Several pieces dating from the period carry prices in the mid-hundred-thousands in design auctions at Phillips this Tuesday (Dec. 16) and Wednesday.
Among the most prominent and unusual is a rare “Cloud-form” sofa and ottoman set, model no. IN-70, by Isamu Noguchi (a beautiful museum dedicated to his work is in Queens, N.Y.) Only a handful of sets are known to exist, two in museums, in this minty green birch one comes to market with an estimate of $500,000 to $700,000.

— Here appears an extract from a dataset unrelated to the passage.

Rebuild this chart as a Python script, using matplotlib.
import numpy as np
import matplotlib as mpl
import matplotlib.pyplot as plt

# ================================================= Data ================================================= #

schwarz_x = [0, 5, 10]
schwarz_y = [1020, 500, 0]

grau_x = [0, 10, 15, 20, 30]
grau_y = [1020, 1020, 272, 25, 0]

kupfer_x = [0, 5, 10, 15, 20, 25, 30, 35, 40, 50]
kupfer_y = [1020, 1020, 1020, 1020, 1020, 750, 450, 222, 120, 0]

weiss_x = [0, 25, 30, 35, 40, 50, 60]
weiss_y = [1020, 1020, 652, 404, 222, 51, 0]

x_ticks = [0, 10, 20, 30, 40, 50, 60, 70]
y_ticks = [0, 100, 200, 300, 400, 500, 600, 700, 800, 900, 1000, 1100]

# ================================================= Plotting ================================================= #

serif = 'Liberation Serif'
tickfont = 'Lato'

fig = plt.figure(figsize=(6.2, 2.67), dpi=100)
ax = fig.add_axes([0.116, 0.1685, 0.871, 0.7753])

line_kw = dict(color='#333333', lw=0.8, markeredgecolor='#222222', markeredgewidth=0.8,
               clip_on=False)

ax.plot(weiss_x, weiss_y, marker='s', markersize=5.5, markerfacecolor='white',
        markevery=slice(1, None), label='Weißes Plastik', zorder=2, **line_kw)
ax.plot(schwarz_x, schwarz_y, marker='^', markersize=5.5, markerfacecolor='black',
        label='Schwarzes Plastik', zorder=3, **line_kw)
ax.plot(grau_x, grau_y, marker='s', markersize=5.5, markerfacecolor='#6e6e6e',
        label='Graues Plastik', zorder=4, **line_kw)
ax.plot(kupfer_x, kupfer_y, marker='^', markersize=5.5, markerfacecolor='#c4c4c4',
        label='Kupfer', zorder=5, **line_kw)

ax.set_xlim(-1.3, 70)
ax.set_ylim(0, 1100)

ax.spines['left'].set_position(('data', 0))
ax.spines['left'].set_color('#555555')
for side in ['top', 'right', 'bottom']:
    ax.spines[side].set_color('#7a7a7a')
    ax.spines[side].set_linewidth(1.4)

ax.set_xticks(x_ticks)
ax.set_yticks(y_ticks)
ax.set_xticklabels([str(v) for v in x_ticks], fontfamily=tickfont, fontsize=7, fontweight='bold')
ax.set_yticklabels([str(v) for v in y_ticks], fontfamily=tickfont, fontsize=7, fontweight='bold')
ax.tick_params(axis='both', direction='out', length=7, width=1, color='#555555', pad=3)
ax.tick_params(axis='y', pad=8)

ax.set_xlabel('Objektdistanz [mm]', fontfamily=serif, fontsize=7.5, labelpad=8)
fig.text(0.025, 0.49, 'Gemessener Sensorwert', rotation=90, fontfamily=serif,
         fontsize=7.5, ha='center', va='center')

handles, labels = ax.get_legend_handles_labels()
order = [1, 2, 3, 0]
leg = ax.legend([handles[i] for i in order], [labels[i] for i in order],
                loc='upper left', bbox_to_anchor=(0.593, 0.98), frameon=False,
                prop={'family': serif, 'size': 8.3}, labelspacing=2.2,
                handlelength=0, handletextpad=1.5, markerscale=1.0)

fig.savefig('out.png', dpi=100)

Noguchi is a Japanese-American artist known principally for his sculpture, theater sets and landscaping. He was born in Los Angeles in 1904, but soon after relocated to Japan with his mother and spent his childhood there before returning to the U.S. for schooling as a young adult. He once said that furniture, at its best, should be “a soft rock” and this amoeba-like shape, 49 inches long, seems to fit the bill.
George Nelson, then creative director of The Herman Miller Furniture Company, which created them to custom order, described Noguchi’s “Cloud” designs as “neither homey like the handicraft object nor rigid like the machine form – but amorphous and flowing like living tissue.” There are so few because it was only available for order for two years.
A masterpiece to some, too lighthearted to others – a mid-century review called the duo of pieces “screwballish” — the pair goes on the block along with other works by Noguchi and pieces from the same period, and earlier, by such artisans as Italian Carlo Mollino.